The Big Challenge: Electricity
Despite the optimism, almost all market participants agree that the industry’s biggest challenge in the coming years is not financing, land, or construction, but electricity.
Server farms are electricity-intensive on a scale rarely seen before. In 2025, data centers in the US alone consumed 224 terawatt hours. By comparison, Israel’s total electricity consumption that year was 75 terawatt hours, and demand is expected to grow exponentially.
“I don’t have a good answer to where all this electricity will come from, and it is certainly worrying,” says an investment manager at a large institutional body. “Building data centers is not the main challenge. The real bottleneck is electricity supply. A 100-megawatt data center requires 130 to 150 megawatts of power, because cooling systems consume enormous energy. That is roughly the electricity consumption of a medium-sized Israeli city.”
He added that with Israel’s electricity demand breaking records almost every summer, the key question for developers is not where to build, but how to secure fast access to power and transmission infrastructure.
As of today, data centers with an estimated combined capacity of about 250 megawatts are connected to the grid. The national system operator Noga is identifying zones for additional facilities, increasingly focusing on peripheral regions. Regulators currently do not see an immediate threat to grid stability, even though electricity demand growth is outpacing the construction of new power plants.
“The current wave in data centers reminds me of the solar boom a decade ago,” said one institutional investor. “Back then, projects were built quickly, but grid connection took far longer than expected.”
Another investor noted a growing global trend: “In recent years, campaigns under the slogan ‘Bring Your Own Power’ have emerged in the US and Europe. In some states, electricity prices have risen due to data center demand, so developers are increasingly expected to bring their own energy solutions.”
The Symbol of the Trend: Mega Or
If there is a company that has become a symbol of the trend, it is Mega Or, controlled by Tzachi Nachmias. Mega Or established its subsidiary Mega DC and entered the sector at the end of 2024, with its first facility becoming operational in September 2025. Since then, its stock has risen eightfold over two years, reaching a valuation of NIS 26.5 billion, and it joined the Tel Aviv-35 index last month.

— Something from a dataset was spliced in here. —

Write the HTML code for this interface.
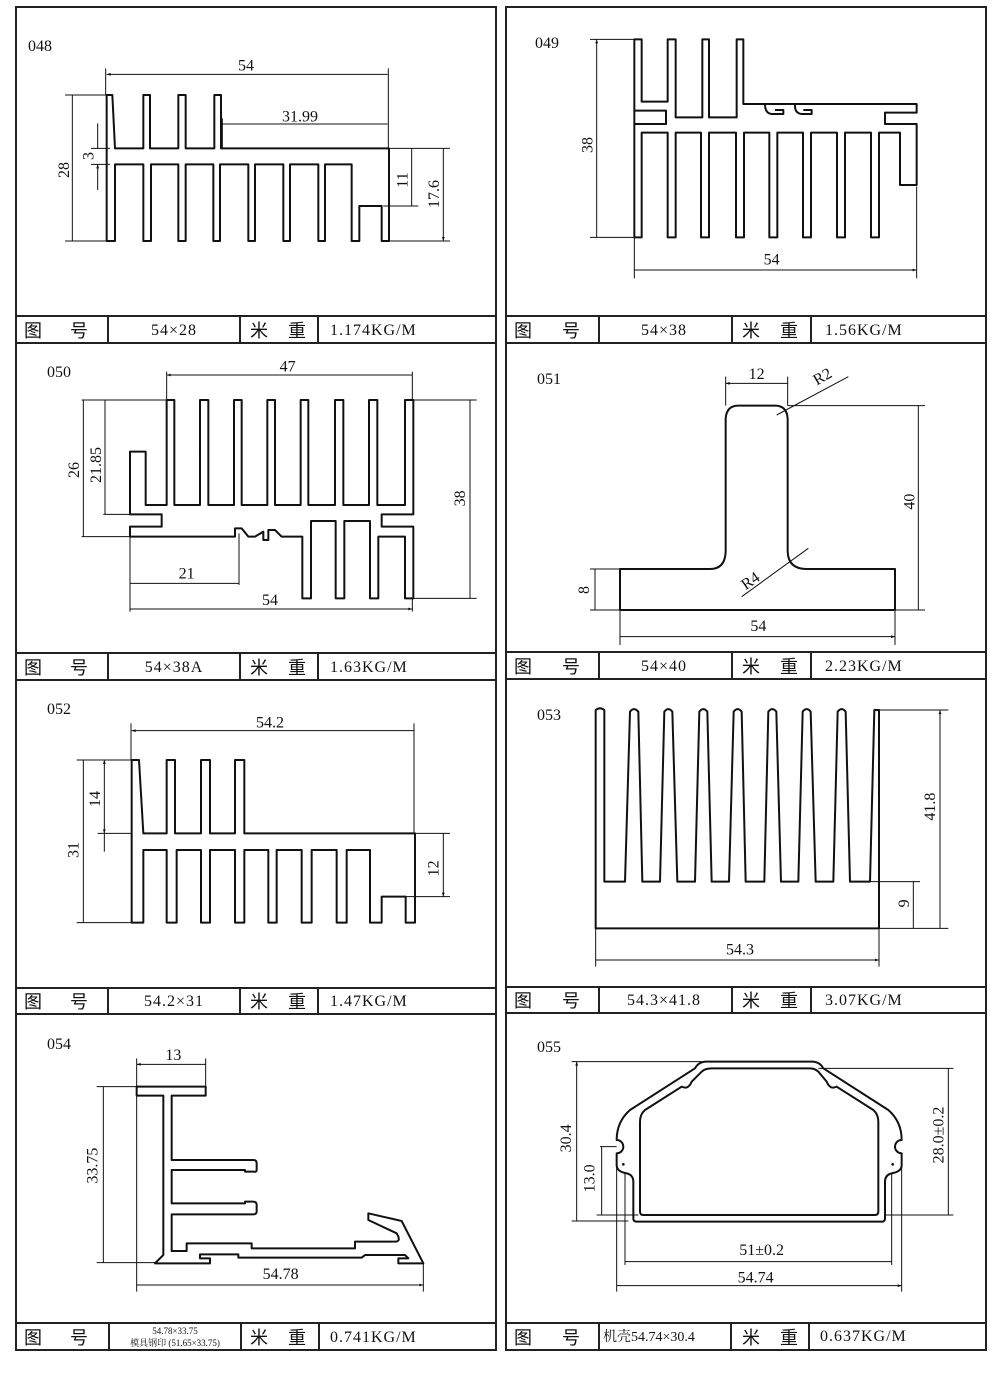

Although its data center operations remain relatively small, generating NIS 12 million in revenue and NIS 9 million in NOI in the first quarter, investors are pricing in significant future growth.
Mega DC has seven projects under construction with a weighted capacity of 313 megawatts, plus additional land for five more projects totaling at least 280 megawatts. The company estimates that operating projects will generate over NIS 1 billion in annual NOI, with signed contracts already supporting NIS 460 million. For comparison, Mega Or’s total NOI in Q1 2026 implies an annualized rate of NIS 445 million.
The company forecasts that by the end of 2028, annual NOI will reach NIS 1.6 billion, with Mega DC contributing NIS 1.05 billion, about 65% of the total.
The question now is whether other companies can replicate Mega Or’s trajectory, or whether the current wave of enthusiasm will ultimately follow previous market cycles, producing far fewer winners than the current momentum suggests.